Thank you for your question.

James McGee Kopelman

Analyst

Great. Thanks a lot, guys. Appreciate it.

Operator

Operator

This does now conclude the Q&A portion of the session. I would now like to turn it back to Adam Singolda, CEO, for closing remarks.

Adam Singolda

Management

Thanks, everyone, for being with us this morning. As you can tell from our excitement, 2025 was not just about beating the numbers. It was a turning point for the company. It is a clear validation that Realize is working on our way to become the monetization layer for the open web. As Realize continues to gain traction, with our proprietary intent data and deep distribution across the open web, all of those things make us really special, and it makes us different in an AI-driven world. We believe these structural advantages position us to build and win the opportunity to become the leading performance advertising company beyond search and social.
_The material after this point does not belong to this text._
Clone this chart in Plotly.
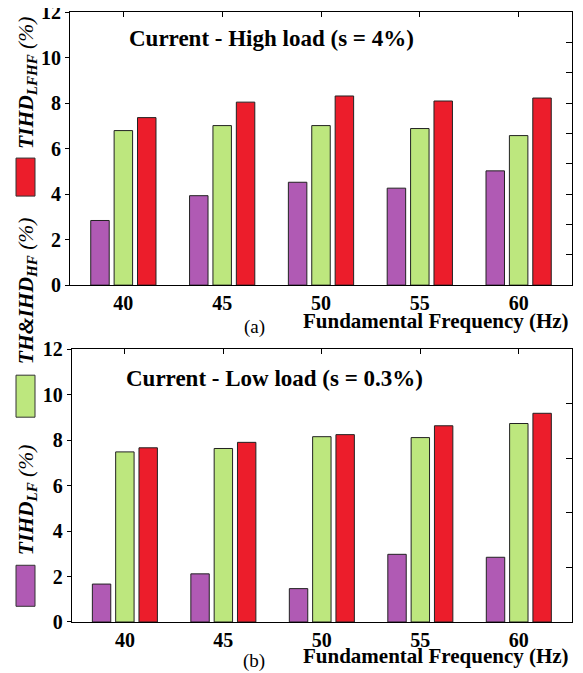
import plotly.graph_objects as go

freqs = [40, 45, 50, 55, 60]
high_lf = [2.84, 3.93, 4.52, 4.26, 5.02]
high_hf = [6.79, 7.01, 7.01, 6.88, 6.57]
high_lfhf = [7.36, 8.04, 8.31, 8.09, 8.22]
low_lf = [1.67, 2.12, 1.47, 2.98, 2.85]
low_hf = [7.49, 7.64, 8.16, 8.12, 8.74]
low_lfhf = [7.67, 7.91, 8.25, 8.64, 9.19]
ytick_vals = [0, 2, 4, 6, 8, 10, 12]
right_ticks_top = [0, 1, 2, 3, 4, 5, 6, 7, 8, 9]
right_ticks_bot = [0, 1, 2, 3, 4, 5]

PURPLE = "#b05ab4"
GREEN = "#bde77e"
RED = "#ec1d2b"
SERIF = "Liberation Serif"

OFF = 8  # page body margin
W, H = 583 - OFF, 673 - OFF
ML = 70 - OFF
MT = 12 - OFF
MR = W - (572 - OFF)
MB = H - (621.7 - OFF)
PW = W - ML - MR
PH = H - MT - MB


def xp(px):
    return (px - OFF - ML) / PW


def yp(py):
    return (H - MB - (py - OFF)) / PH


fig = go.Figure()
line = dict(color="#222222", width=1)
for vals, col, xa, ya in [
    (high_lf, PURPLE, "x", "y"), (high_hf, GREEN, "x", "y"), (high_lfhf, RED, "x", "y"),
    (low_lf, PURPLE, "x2", "y2"), (low_hf, GREEN, "x2", "y2"), (low_lfhf, RED, "x2", "y2"),
]:
    fig.add_trace(go.Bar(x=freqs, y=vals, marker=dict(color=col, line=line),
                         xaxis=xa, yaxis=ya, showlegend=False))

# invisible helper traces so the secondary tick-only axes get drawn
for xa, ya in [("x3", "y"), ("x", "y3"), ("x4", "y2"), ("x2", "y4")]:
    fig.add_trace(go.Scatter(x=[50], y=[1], xaxis=xa, yaxis=ya, mode="markers",
                             marker=dict(opacity=0, size=1),
                             showlegend=False, hoverinfo="skip"))

xr = [37.3, 62.7]
tickfont = dict(family=SERIF, size=20, color="black", weight="bold")
top_dom = [yp(285), 1]
bot_dom = [0, yp(349.3)]

common_x = dict(type="linear", range=xr, tickvals=freqs, ticks="", showline=True,
                mirror=True, linecolor="black", linewidth=1, showgrid=False,
                zeroline=False, tickfont=tickfont, automargin=False,
                ticklabeloverflow="allow")
common_y = dict(type="linear", range=[0, 12], tickvals=ytick_vals, ticks="outside",
                ticklen=4, tickcolor="black", showline=True, mirror=True,
                linecolor="black", linewidth=1, showgrid=False, zeroline=False,
                tickfont=tickfont, automargin=False, ticklabeloverflow="allow")
sec = dict(type="linear", ticks="inside", tickcolor="black", tickwidth=1,
           showticklabels=False, showline=False, showgrid=False, zeroline=False,
           automargin=False, fixedrange=True, tickmode="array")

fig.update_layout(
    width=W, height=H,
    margin=dict(l=ML, r=MR, t=MT, b=MB, autoexpand=False),
    paper_bgcolor="white", plot_bgcolor="white",
    barmode="group", bargap=0.29, bargroupgap=0.21,
    xaxis=dict(common_x, domain=[0, 1], anchor="y"),
    yaxis=dict(common_y, domain=top_dom, anchor="x"),
    xaxis2=dict(common_x, domain=[xp(71.7), 1], anchor="y2"),
    yaxis2=dict(common_y, domain=bot_dom, anchor="x2"),
    xaxis3=dict(sec, overlaying="x", anchor="y", side="top", range=xr,
                tickvals=freqs, ticklen=5),
    yaxis3=dict(sec, overlaying="y", anchor="x", side="right", range=[0, 9],
                tickvals=right_ticks_top, ticklen=6),
    xaxis4=dict(sec, overlaying="x2", anchor="y2", side="top", range=xr,
                tickvals=freqs, ticklen=5),
    yaxis4=dict(sec, overlaying="y2", anchor="x2", side="right", range=[0, 5],
                tickvals=right_ticks_bot, ticklen=6),
)

bold_font = dict(family=SERIF, size=23, color="black", weight="bold")
ff_font = dict(family=SERIF, size=21, color="black", weight="bold")
ann = [
    dict(text="Current - High load (s = 4%)", x=xp(271), y=yp(38), font=bold_font),
    dict(text="Current - Low load (s = 0.3%)", x=xp(274), y=yp(378), font=bold_font),
    dict(text="Fundamental Frequency (Hz)", x=xp(571), y=yp(321), xanchor="right",
         font=ff_font),
    dict(text="Fundamental Frequency (Hz)", x=xp(571), y=yp(656), xanchor="right",
         font=ff_font),
    dict(text="(a)", x=xp(254), y=yp(327), font=dict(family=SERIF, size=19, color="black")),
    dict(text="(b)", x=xp(254), y=yp(661), font=dict(family=SERIF, size=19, color="black")),
]
leg_font = dict(family=SERIF, size=21.5, color="black")
ann += [
    dict(text="<b><i>TIHD</i></b><sub><b><i>LFHF</i></b></sub><i> (%)</i>",
         x=xp(27), y=yp(83), textangle=-90, font=leg_font),
    dict(text="<b><i>TH&amp;IHD</i></b><sub><b><i>HF</i></b></sub><i> (%)</i>",
         x=xp(27), y=yp(291), textangle=-90, font=leg_font),
    dict(text="<b><i>TIHD</i></b><sub><b><i>LF</i></b></sub><i> (%)</i>",
         x=xp(27), y=yp(500), textangle=-90, font=leg_font),
]
for a in ann:
    a.setdefault("xanchor", "center")
    a.setdefault("yanchor", "middle")
    fig.add_annotation(xref="paper", yref="paper", showarrow=False, **a)

for col, y0, y1 in [(RED, 158, 196), (GREEN, 375, 417), (PURPLE, 565, 606)]:
    fig.add_shape(type="rect", xref="paper", yref="paper",
                  x0=xp(16), x1=xp(35), y0=yp(y1), y1=yp(y0),
                  fillcolor=col, line=dict(color="#333333", width=1))

fig.write_html("out.html")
We are still early, but we are operating with a lot more clarity and more urgency than ever. Our focus remains simple: make new advertisers stay and get existing ones to spend more. Thank you all for the trust and the partnership, and we look forward to spending time over the next few weeks.

Operator

Operator

Thank you. We appreciate your participation in today's conference. This does conclude the program. You may now disconnect.